Written exercise:
Write out every line exactly, from the start of the records below to the line with "1.8, 1.7, 2.0]", and stop there. Don't write out the pictures.

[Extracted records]

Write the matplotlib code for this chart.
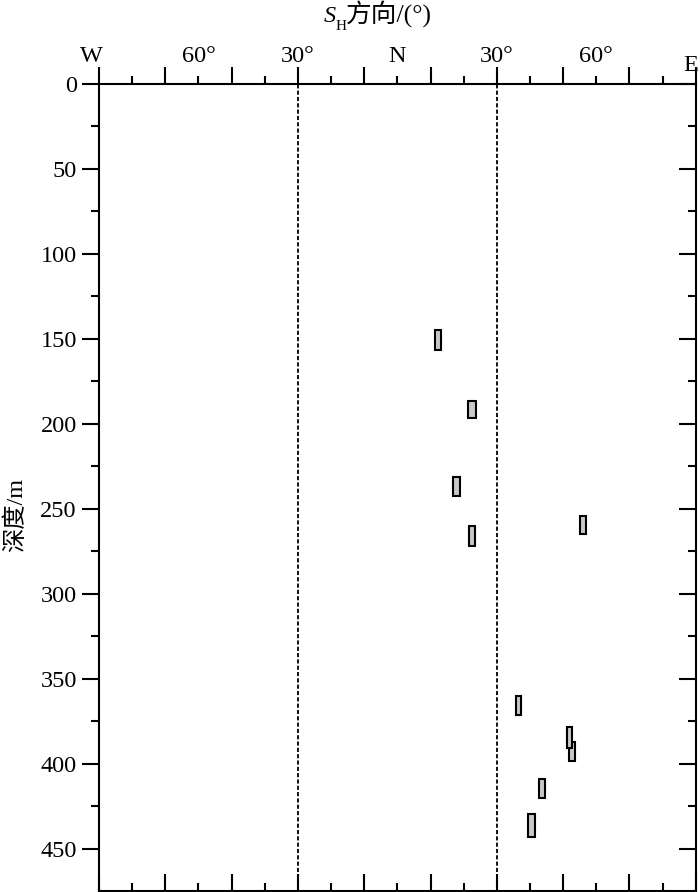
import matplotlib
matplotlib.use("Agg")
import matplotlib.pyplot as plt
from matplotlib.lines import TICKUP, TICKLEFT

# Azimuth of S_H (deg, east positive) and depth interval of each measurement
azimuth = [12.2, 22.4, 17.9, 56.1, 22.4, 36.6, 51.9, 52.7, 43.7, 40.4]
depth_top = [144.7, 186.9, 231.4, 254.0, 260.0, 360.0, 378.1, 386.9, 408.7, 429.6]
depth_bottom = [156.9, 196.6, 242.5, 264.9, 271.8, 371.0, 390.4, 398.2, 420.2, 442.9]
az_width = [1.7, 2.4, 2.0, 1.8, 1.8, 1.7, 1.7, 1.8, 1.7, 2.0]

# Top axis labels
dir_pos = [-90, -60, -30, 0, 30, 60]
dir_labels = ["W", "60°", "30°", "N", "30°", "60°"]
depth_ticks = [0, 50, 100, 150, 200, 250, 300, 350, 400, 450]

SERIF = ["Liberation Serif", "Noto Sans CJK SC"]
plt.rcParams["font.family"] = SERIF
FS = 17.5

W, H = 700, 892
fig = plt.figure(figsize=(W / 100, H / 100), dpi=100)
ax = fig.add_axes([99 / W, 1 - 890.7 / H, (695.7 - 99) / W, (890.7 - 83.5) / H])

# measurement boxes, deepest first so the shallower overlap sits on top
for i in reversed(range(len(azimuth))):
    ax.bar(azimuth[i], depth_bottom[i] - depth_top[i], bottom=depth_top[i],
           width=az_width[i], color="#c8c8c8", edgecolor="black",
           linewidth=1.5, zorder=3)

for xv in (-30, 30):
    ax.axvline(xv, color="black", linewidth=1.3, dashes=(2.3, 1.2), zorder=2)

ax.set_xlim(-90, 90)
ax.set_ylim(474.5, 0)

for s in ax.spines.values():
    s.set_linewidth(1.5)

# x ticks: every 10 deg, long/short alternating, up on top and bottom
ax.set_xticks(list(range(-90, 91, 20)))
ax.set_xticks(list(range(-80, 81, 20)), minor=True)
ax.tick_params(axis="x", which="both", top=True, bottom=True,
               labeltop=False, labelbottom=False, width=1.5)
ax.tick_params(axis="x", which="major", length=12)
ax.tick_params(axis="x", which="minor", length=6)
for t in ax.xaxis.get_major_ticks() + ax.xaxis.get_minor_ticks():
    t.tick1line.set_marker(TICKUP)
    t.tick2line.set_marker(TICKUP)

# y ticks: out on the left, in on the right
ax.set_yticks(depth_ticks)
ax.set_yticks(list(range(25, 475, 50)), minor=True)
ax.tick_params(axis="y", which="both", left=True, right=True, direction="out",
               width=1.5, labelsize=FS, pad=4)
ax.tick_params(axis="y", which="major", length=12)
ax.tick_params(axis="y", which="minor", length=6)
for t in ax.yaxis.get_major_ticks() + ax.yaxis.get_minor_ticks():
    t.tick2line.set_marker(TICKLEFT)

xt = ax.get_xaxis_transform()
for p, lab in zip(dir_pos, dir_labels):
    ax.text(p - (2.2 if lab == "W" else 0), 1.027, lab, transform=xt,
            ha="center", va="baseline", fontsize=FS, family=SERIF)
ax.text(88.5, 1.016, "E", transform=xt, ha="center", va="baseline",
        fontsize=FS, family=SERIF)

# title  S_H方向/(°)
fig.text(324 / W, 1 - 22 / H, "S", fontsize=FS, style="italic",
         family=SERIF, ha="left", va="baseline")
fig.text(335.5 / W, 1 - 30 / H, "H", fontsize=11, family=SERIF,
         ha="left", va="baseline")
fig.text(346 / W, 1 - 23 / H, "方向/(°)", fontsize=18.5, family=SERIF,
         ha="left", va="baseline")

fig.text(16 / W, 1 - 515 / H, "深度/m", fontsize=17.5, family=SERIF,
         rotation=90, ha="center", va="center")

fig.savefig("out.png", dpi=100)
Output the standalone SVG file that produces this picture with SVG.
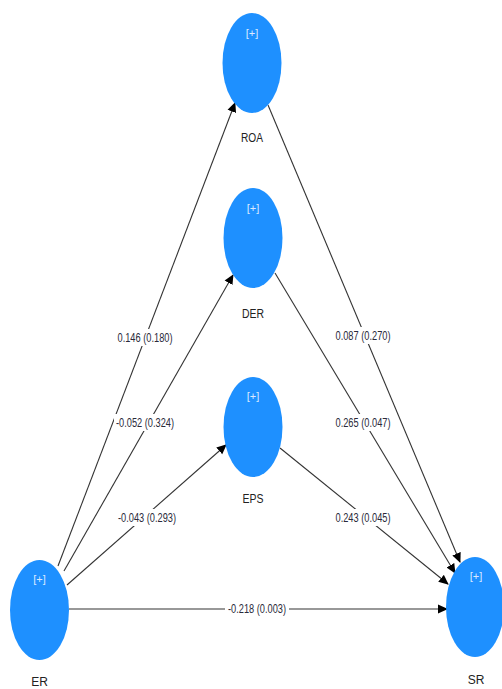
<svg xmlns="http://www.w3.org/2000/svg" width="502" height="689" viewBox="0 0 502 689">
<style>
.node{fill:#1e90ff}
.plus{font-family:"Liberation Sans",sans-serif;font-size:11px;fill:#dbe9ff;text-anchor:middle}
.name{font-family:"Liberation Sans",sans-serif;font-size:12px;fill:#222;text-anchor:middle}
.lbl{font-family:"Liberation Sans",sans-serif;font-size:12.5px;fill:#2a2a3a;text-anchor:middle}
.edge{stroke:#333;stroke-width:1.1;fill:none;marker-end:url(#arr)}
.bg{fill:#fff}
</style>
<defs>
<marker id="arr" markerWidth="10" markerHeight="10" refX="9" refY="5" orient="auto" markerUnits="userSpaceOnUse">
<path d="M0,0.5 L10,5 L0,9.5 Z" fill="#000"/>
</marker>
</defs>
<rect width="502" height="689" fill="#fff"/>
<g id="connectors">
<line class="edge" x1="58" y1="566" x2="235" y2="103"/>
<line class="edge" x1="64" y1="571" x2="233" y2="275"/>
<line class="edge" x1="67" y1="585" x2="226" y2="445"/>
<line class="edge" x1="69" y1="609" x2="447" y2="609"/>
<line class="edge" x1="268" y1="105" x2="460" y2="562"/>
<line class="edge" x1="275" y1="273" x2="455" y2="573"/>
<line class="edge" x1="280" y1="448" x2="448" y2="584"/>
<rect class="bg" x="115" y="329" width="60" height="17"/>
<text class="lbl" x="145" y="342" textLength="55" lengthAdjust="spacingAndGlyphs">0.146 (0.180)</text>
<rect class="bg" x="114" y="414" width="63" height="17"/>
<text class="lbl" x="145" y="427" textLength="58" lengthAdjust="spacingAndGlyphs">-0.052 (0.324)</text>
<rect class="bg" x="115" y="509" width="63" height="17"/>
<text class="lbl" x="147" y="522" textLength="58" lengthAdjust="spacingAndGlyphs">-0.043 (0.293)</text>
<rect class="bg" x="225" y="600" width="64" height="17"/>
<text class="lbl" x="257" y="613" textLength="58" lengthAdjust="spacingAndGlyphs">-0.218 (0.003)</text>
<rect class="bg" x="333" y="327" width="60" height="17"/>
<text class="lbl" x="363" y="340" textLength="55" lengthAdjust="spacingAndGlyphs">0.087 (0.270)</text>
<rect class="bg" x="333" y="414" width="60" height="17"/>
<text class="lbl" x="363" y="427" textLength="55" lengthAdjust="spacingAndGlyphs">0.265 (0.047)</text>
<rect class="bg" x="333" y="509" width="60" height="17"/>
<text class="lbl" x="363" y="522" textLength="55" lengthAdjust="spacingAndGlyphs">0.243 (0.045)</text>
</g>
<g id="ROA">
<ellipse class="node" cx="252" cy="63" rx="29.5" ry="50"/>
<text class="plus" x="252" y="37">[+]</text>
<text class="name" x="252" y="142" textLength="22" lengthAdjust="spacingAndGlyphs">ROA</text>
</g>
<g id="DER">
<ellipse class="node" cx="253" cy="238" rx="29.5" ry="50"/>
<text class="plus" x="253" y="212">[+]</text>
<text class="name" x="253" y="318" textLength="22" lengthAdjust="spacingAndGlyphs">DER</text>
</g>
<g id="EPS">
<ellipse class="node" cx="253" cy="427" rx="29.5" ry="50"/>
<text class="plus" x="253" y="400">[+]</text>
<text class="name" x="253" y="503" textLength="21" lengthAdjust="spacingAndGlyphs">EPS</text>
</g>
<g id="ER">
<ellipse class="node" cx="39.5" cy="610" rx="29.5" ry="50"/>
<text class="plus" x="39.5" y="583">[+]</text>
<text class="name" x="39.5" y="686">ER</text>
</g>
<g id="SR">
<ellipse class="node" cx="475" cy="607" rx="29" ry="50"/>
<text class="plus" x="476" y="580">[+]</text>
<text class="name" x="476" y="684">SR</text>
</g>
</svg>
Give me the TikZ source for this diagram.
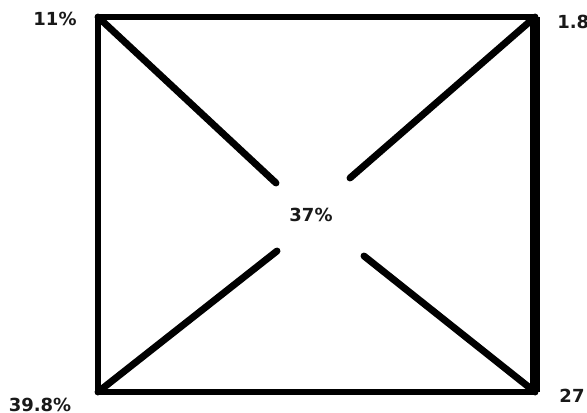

Output of the task:
Write the matplotlib code for this chart.
import matplotlib
matplotlib.use("Agg")
import matplotlib.pyplot as plt
from matplotlib.lines import TICKUP, TICKLEFT

# Azimuth of S_H (deg, east positive) and depth interval of each measurement
azimuth = [12.2, 22.4, 17.9, 56.1, 22.4, 36.6, 51.9, 52.7, 43.7, 40.4]
depth_top = [144.7, 186.9, 231.4, 254.0, 260.0, 360.0, 378.1, 386.9, 408.7, 429.6]
depth_bottom = [156.9, 196.6, 242.5, 264.9, 271.8, 371.0, 390.4, 398.2, 420.2, 442.9]
az_width = [1.7, 2.4, 2.0, 1.8, 1.8, 1.7, 1.7, 1.8, 1.7, 2.0]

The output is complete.